Information supplied:
>>>
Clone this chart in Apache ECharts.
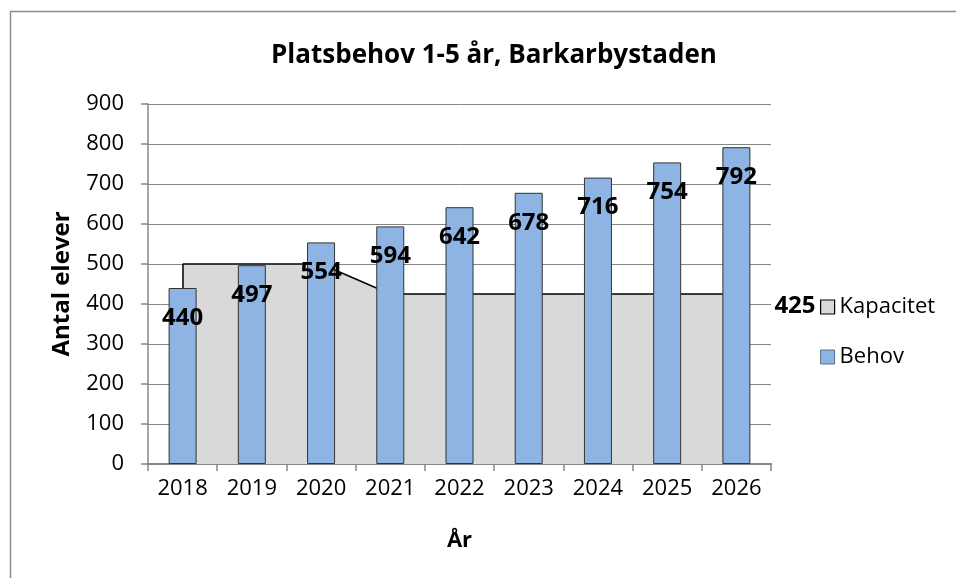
<!DOCTYPE html>
<html>
<head>
<meta charset="utf-8">
<script src="https://cdn.jsdelivr.net/npm/echarts@6/dist/echarts.min.js"></script>
<style>
  html, body { margin: 0; padding: 0; background: #fff; }
  #main { width: 956px; height: 578px; }
</style>
</head>
<body>
<div id="main"></div>
<script>
const years = ['2018', '2019', '2020', '2021', '2022', '2023', '2024', '2025', '2026'];
const kapacitet = [500, 500, 500, 425, 425, 425, 425, 425, 425];
const behov = [440, 497, 554, 594, 642, 678, 716, 754, 792];

const font = 'Open Sans';

const chart = echarts.init(document.getElementById('main'));

const option = {
  animation: false,
  textStyle: { fontFamily: font, color: '#000' },
  title: {
    text: 'Platsbehov 1-5 år, Barkarbystaden',
    left: 489,
    textAlign: 'center',
    top: 38,
    textStyle: { fontFamily: font, fontSize: 26, fontWeight: 'bold', color: '#000' }
  },
  graphic: [{
    type: 'rect',
    shape: { x: 10.5, y: 11.5, width: 1000, height: 1000 },
    style: { fill: 'none', stroke: '#8c8c8c', lineWidth: 1.5 },
    silent: true
  }],
  legend: {
    orient: 'vertical',
    left: 815,
    top: 291,
    itemWidth: 14,
    itemHeight: 14,
    itemGap: 28,
    textStyle: { fontFamily: font, fontSize: 22, color: '#000' },
    data: [
      { name: 'Kapacitet', icon: 'rect', itemStyle: { color: '#d9d9d9', borderColor: '#000', borderWidth: 1.2 } },
      { name: 'Behov', icon: 'rect', itemStyle: { color: '#8eb4e3', borderColor: '#5a6f8a', borderWidth: 1 } }
    ]
  },
  grid: { left: 148, right: 185, top: 104, bottom: 114 },
  xAxis: {
    type: 'category',
    data: years,
    name: 'År',
    nameLocation: 'middle',
    nameGap: 66,
    nameTextStyle: { fontFamily: font, fontSize: 22, fontWeight: 'bold', color: '#000' },
    axisLine: { lineStyle: { color: '#868686', width: 2 } },
    axisTick: { show: true, length: 7, lineStyle: { color: '#868686', width: 1.5 } },
    axisLabel: { fontFamily: font, fontSize: 22, color: '#000', margin: 14 }
  },
  yAxis: {
    type: 'value',
    min: 0,
    max: 900,
    interval: 100,
    name: 'Antal elever',
    nameLocation: 'middle',
    nameRotate: 90,
    nameGap: 74,
    nameTextStyle: { fontFamily: font, fontSize: 24, fontWeight: 'bold', color: '#000' },
    axisLine: { show: true, lineStyle: { color: '#868686', width: 1.5 } },
    axisTick: { show: true, length: 7, lineStyle: { color: '#868686', width: 1.5 } },
    axisLabel: { fontFamily: font, fontSize: 22, color: '#000', margin: 24 },
    splitLine: { lineStyle: { color: '#868686', width: 1 } }
  },
  series: [
    {
      name: 'Kapacitet',
      type: 'line',
      z: 1,
      symbol: 'none',
      data: kapacitet,
      lineStyle: { color: '#000', width: 1.5 },
      itemStyle: { color: '#d9d9d9' },
      areaStyle: { color: '#d9d9d9', opacity: 1 },
      endLabel: {
        show: true,
        distance: 38,
        offset: [0, 12],
        formatter: p => p.value,
        fontFamily: font,
        fontSize: 24,
        fontWeight: 'bold',
        color: '#000'
      },
      markLine: {
        silent: true,
        symbol: 'none',
        label: { show: false },
        lineStyle: { color: '#000', width: 1.5, type: 'solid' },
        data: [[{ coord: [years[0], 0] }, { coord: [years[0], kapacitet[0]] }]]
      }
    },
    {
      name: 'Behov',
      type: 'bar',
      zlevel: 1,
      barWidth: 28,
      data: behov,
      itemStyle: { color: '#8eb4e3', borderColor: '#333', borderWidth: 1 },
      label: {
        show: true,
        position: 'insideTop',
        distance: 18,
        fontFamily: font,
        fontSize: 24,
        fontWeight: 'bold',
        color: '#000'
      }
    }
  ]
};

chart.setOption(option);
</script>
</body>
</html>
<<<
What is asked:
Exactly as written, return every line of the listing, but not the pictures.

Worked solution:
Clone this chart in Apache ECharts.
<!DOCTYPE html>
<html>
<head>
<meta charset="utf-8">
<script src="https://cdn.jsdelivr.net/npm/echarts@6/dist/echarts.min.js"></script>
<style>
  html, body { margin: 0; padding: 0; background: #fff; }
  #main { width: 956px; height: 578px; }
</style>
</head>
<body>
<div id="main"></div>
<script>
const years = ['2018', '2019', '2020', '2021', '2022', '2023', '2024', '2025', '2026'];
const kapacitet = [500, 500, 500, 425, 425, 425, 425, 425, 425];
const behov = [440, 497, 554, 594, 642, 678, 716, 754, 792];

const font = 'Open Sans';

const chart = echarts.init(document.getElementById('main'));

const option = {
  animation: false,
  textStyle: { fontFamily: font, color: '#000' },
  title: {
    text: 'Platsbehov 1-5 år, Barkarbystaden',
    left: 489,
    textAlign: 'center',
    top: 38,
    textStyle: { fontFamily: font, fontSize: 26, fontWeight: 'bold', color: '#000' }
  },
  graphic: [{
    type: 'rect',
    shape: { x: 10.5, y: 11.5, width: 1000, height: 1000 },
    style: { fill: 'none', stroke: '#8c8c8c', lineWidth: 1.5 },
    silent: true
  }],
  legend: {
    orient: 'vertical',
    left: 815,
    top: 291,
    itemWidth: 14,
    itemHeight: 14,
    itemGap: 28,
    textStyle: { fontFamily: font, fontSize: 22, color: '#000' },
    data: [
      { name: 'Kapacitet', icon: 'rect', itemStyle: { color: '#d9d9d9', borderColor: '#000', borderWidth: 1.2 } },
      { name: 'Behov', icon: 'rect', itemStyle: { color: '#8eb4e3', borderColor: '#5a6f8a', borderWidth: 1 } }
    ]
  },
  grid: { left: 148, right: 185, top: 104, bottom: 114 },
  xAxis: {
    type: 'category',
    data: years,
    name: 'År',
    nameLocation: 'middle',
    nameGap: 66,
    nameTextStyle: { fontFamily: font, fontSize: 22, fontWeight: 'bold', color: '#000' },
    axisLine: { lineStyle: { color: '#868686', width: 2 } },
    axisTick: { show: true, length: 7, lineStyle: { color: '#868686', width: 1.5 } },
    axisLabel: { fontFamily: font, fontSize: 22, color: '#000', margin: 14 }
  },
  yAxis: {
    type: 'value',
    min: 0,
    max: 900,
    interval: 100,
    name: 'Antal elever',
    nameLocation: 'middle',
    nameRotate: 90,
    nameGap: 74,
    nameTextStyle: { fontFamily: font, fontSize: 24, fontWeight: 'bold', color: '#000' },
    axisLine: { show: true, lineStyle: { color: '#868686', width: 1.5 } },
    axisTick: { show: true, length: 7, lineStyle: { color: '#868686', width: 1.5 } },
    axisLabel: { fontFamily: font, fontSize: 22, color: '#000', margin: 24 },
    splitLine: { lineStyle: { color: '#868686', width: 1 } }
  },
  series: [
    {
      name: 'Kapacitet',
      type: 'line',
      z: 1,
      symbol: 'none',
      data: kapacitet,
      lineStyle: { color: '#000', width: 1.5 },
      itemStyle: { color: '#d9d9d9' },
      areaStyle: { color: '#d9d9d9', opacity: 1 },
      endLabel: {
        show: true,
        distance: 38,
        offset: [0, 12],
        formatter: p => p.value,
        fontFamily: font,
        fontSize: 24,
        fontWeight: 'bold',
        color: '#000'
      },
      markLine: {
        silent: true,
        symbol: 'none',
        label: { show: false },
        lineStyle: { color: '#000', width: 1.5, type: 'solid' },
        data: [[{ coord: [years[0], 0] }, { coord: [years[0], kapacitet[0]] }]]
      }
    },
    {
      name: 'Behov',
      type: 'bar',
      zlevel: 1,
      barWidth: 28,
      data: behov,
      itemStyle: { color: '#8eb4e3', borderColor: '#333', borderWidth: 1 },
      label: {
        show: true,
        position: 'insideTop',
        distance: 18,
        fontFamily: font,
        fontSize: 24,
        fontWeight: 'bold',
        color: '#000'
      }
    }
  ]
};

chart.setOption(option);
</script>
</body>
</html>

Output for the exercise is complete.